Canavan M, Wang X, Ascha M, Miksad R, Showalter TN, Calip G, Gross CP, Adelson K.  End-of-life systemic oncologic treatment in the immunotherapy era: The role of race, insurance, and practice setting. Journal of Clinical Oncology 2023.06.20. https://ascopubs.org/doi/full/10.1200/JCO.22.02180

Summary

Aggressive cancer treatment at the end of life (EOL) is associated with increased emergency department visits, hospital admissions, ICU stays, delayed hospice transition, death in acute care settings, and higher costs. Despite the best efforts of the American Society of Clinical Oncology and the National Quality Form to reduce aggressive cancer treatment at the EOL, there has been no notable decrease and a shift to more expensive and futile treatments. 
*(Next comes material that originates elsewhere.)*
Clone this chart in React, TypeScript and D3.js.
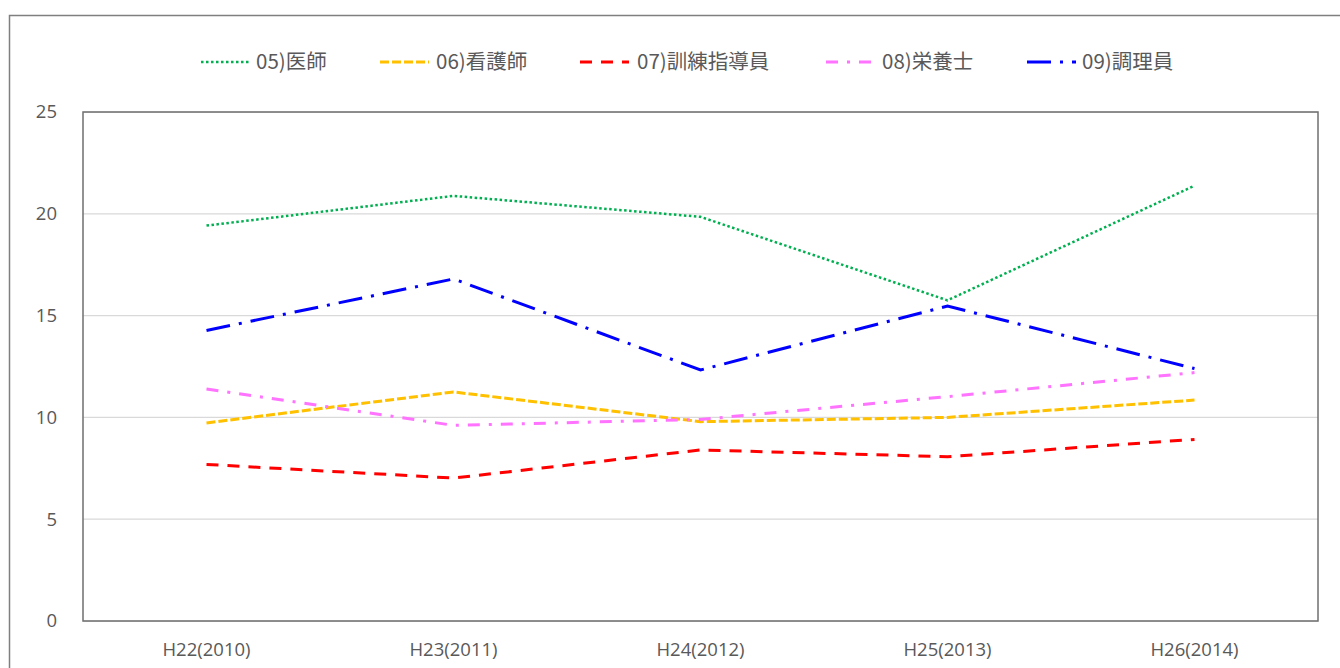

It is crucial to identify contributors to this upward trend, including patient factors such as race, insurance status, and ECOG performance status, as well as practice-level factors such as case load, practice type and patient diversity. Previous studies have identified practice-level factors associated with cancer treatment but have not explicitly focused on systemic therapy at EOL. 
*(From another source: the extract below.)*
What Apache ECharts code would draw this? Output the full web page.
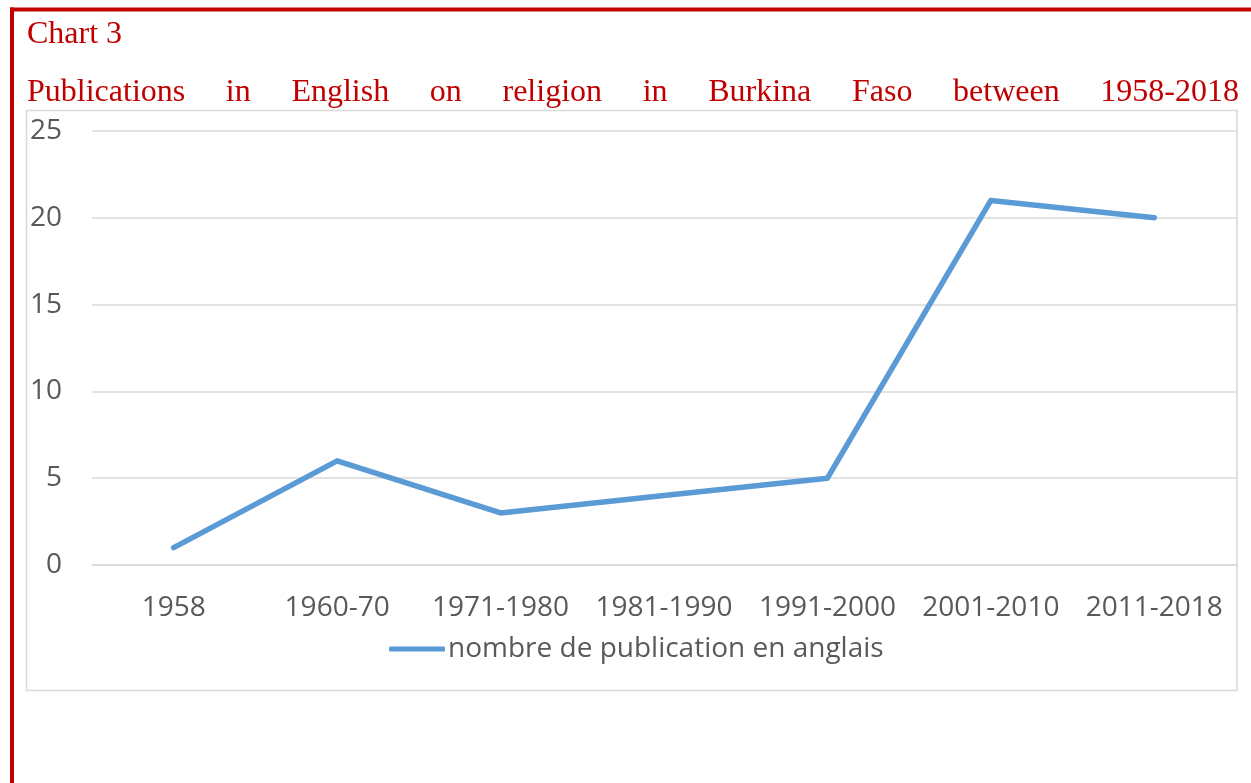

To understand the factors associated with high rates of systemic therapy at EOL for patients with advanced cancers, researchers from Yale School of Medicine and Flatiron Health analyzed a large real-world dataset in this study, including patient factors and practice factors such as census region, practice type, and size. 

End-of-Life Systemic Oncologic Treatment in theImmunotherapy Era

Why this matters

Continuing treatment beyond the point of benefit can result in adverse outcomes, such as higher rates of hospitalizations and ER visits, increased distress for patients and caregivers, and loss of the opportunity for a peaceful death. 

By identifying the factors contributing to the increasing trend of using systemic therapy at the end of life, researchers, healthcare providers, and policymakers can work together to improve end-of-life care for cancer patients and their quality of life.